- Goal -
Give the data below again exactly as it stands. Omit the pictures.

- Rows -
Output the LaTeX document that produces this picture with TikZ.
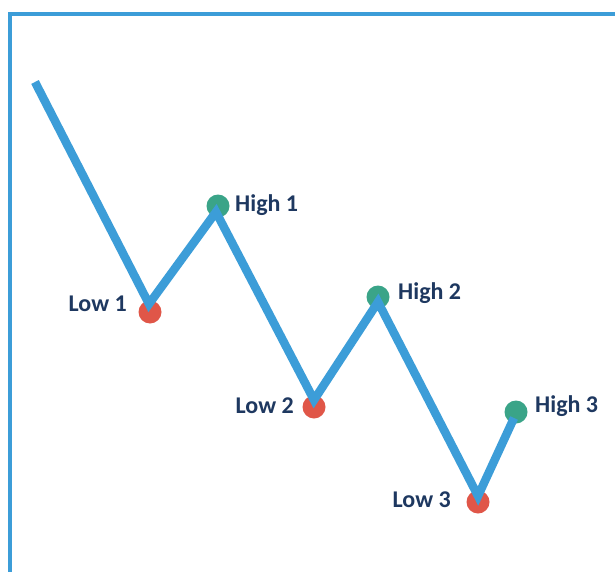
\documentclass[tikz,border=0pt]{standalone}
\usepackage{fontspec}
\setmainfont{Carlito}
\definecolor{lineblue}{RGB}{60,157,216}
\definecolor{dotred}{RGB}{224,86,72}
\definecolor{dotgreen}{RGB}{58,164,136}
\definecolor{navy}{RGB}{30,56,96}
\begin{document}
\begin{tikzpicture}[x=1pt,y=-1pt,
  dot/.style={circle,inner sep=0pt,minimum size=23pt},
  low/.style={dot,fill=dotred},
  high/.style={dot,fill=dotgreen},
  lbl/.style={font=\fontsize{24}{27}\selectfont\bfseries,text=navy,inner sep=0pt},
  zig/.style={draw=lineblue,line width=8.5pt},
  frame/.style={draw=lineblue,line width=4pt}]
\useasboundingbox (0,0) rectangle (615,572);
\fill[white] (0,0) rectangle (615,572);
% frame
\coordinate (fb) at (10,572);
\coordinate (fc) at (10,14);
\coordinate (fr) at (615,14);
\draw[frame] (fb) -- (fc) -- (fr);
% dots
\node[low]  (l1) at (150,312) {};
\node[high] (h1) at (218,206) {};
\node[low]  (l2) at (314,407) {};
\node[high] (h2) at (378,297) {};
\node[low]  (l3) at (478,502) {};
\node[high] (h3) at (516,412) {};
% vertices of the zigzag
\coordinate (s)  at (35,82);
\coordinate (v1) at (149,304);
\coordinate (v2) at (216,212);
\coordinate (v3) at (314,400);
\coordinate (v4) at (378,302);
\coordinate (v5) at (478,496);
\coordinate (v6) at (514,418);
\draw[zig] (s) -- (v1) -- (v2) -- (v3) -- (v4) -- (v5) -- (v6);
% labels
\node[lbl,anchor=east] (tl1) at (127,304) {Low 1};
\node[lbl,anchor=west] (th1) at (235,205) {High 1};
\node[lbl,anchor=east] (tl2) at (294,406) {Low 2};
\node[lbl,anchor=west] (th2) at (398,293) {High 2};
\node[lbl,anchor=east] (tl3) at (451,500) {Low 3};
\node[lbl,anchor=west] (th3) at (535,406) {High 3};
\end{tikzpicture}
\end{document}
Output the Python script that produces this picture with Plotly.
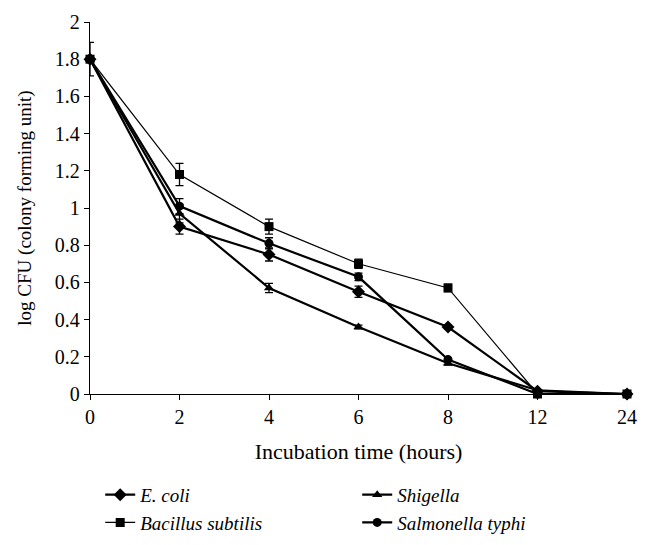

- Complete output -
Output the LaTeX document that produces this picture with TikZ.
\documentclass[tikz,border=0pt]{standalone}
\usepackage{fontspec}
\setmainfont{Carlito}
\definecolor{lineblue}{RGB}{60,157,216}
\definecolor{dotred}{RGB}{224,86,72}
\definecolor{dotgreen}{RGB}{58,164,136}
\definecolor{navy}{RGB}{30,56,96}
\begin{document}
\begin{tikzpicture}[x=1pt,y=-1pt,
  dot/.style={circle,inner sep=0pt,minimum size=23pt},
  low/.style={dot,fill=dotred},
  high/.style={dot,fill=dotgreen},
  lbl/.style={font=\fontsize{24}{27}\selectfont\bfseries,text=navy,inner sep=0pt},
  zig/.style={draw=lineblue,line width=8.5pt},
  frame/.style={draw=lineblue,line width=4pt}]
\useasboundingbox (0,0) rectangle (615,572);
\fill[white] (0,0) rectangle (615,572);
% frame
\coordinate (fb) at (10,572);
\coordinate (fc) at (10,14);
\coordinate (fr) at (615,14);
\draw[frame] (fb) -- (fc) -- (fr);
% dots
\node[low]  (l1) at (150,312) {};
\node[high] (h1) at (218,206) {};
\node[low]  (l2) at (314,407) {};
\node[high] (h2) at (378,297) {};
\node[low]  (l3) at (478,502) {};
\node[high] (h3) at (516,412) {};
% vertices of the zigzag
\coordinate (s)  at (35,82);
\coordinate (v1) at (149,304);
\coordinate (v2) at (216,212);
\coordinate (v3) at (314,400);
\coordinate (v4) at (378,302);
\coordinate (v5) at (478,496);
\coordinate (v6) at (514,418);
\draw[zig] (s) -- (v1) -- (v2) -- (v3) -- (v4) -- (v5) -- (v6);
% labels
\node[lbl,anchor=east] (tl1) at (127,304) {Low 1};
\node[lbl,anchor=west] (th1) at (235,205) {High 1};
\node[lbl,anchor=east] (tl2) at (294,406) {Low 2};
\node[lbl,anchor=west] (th2) at (398,293) {High 2};
\node[lbl,anchor=east] (tl3) at (451,500) {Low 3};
\node[lbl,anchor=west] (th3) at (535,406) {High 3};
\end{tikzpicture}
\end{document}
Output the Python script that produces this picture with Plotly.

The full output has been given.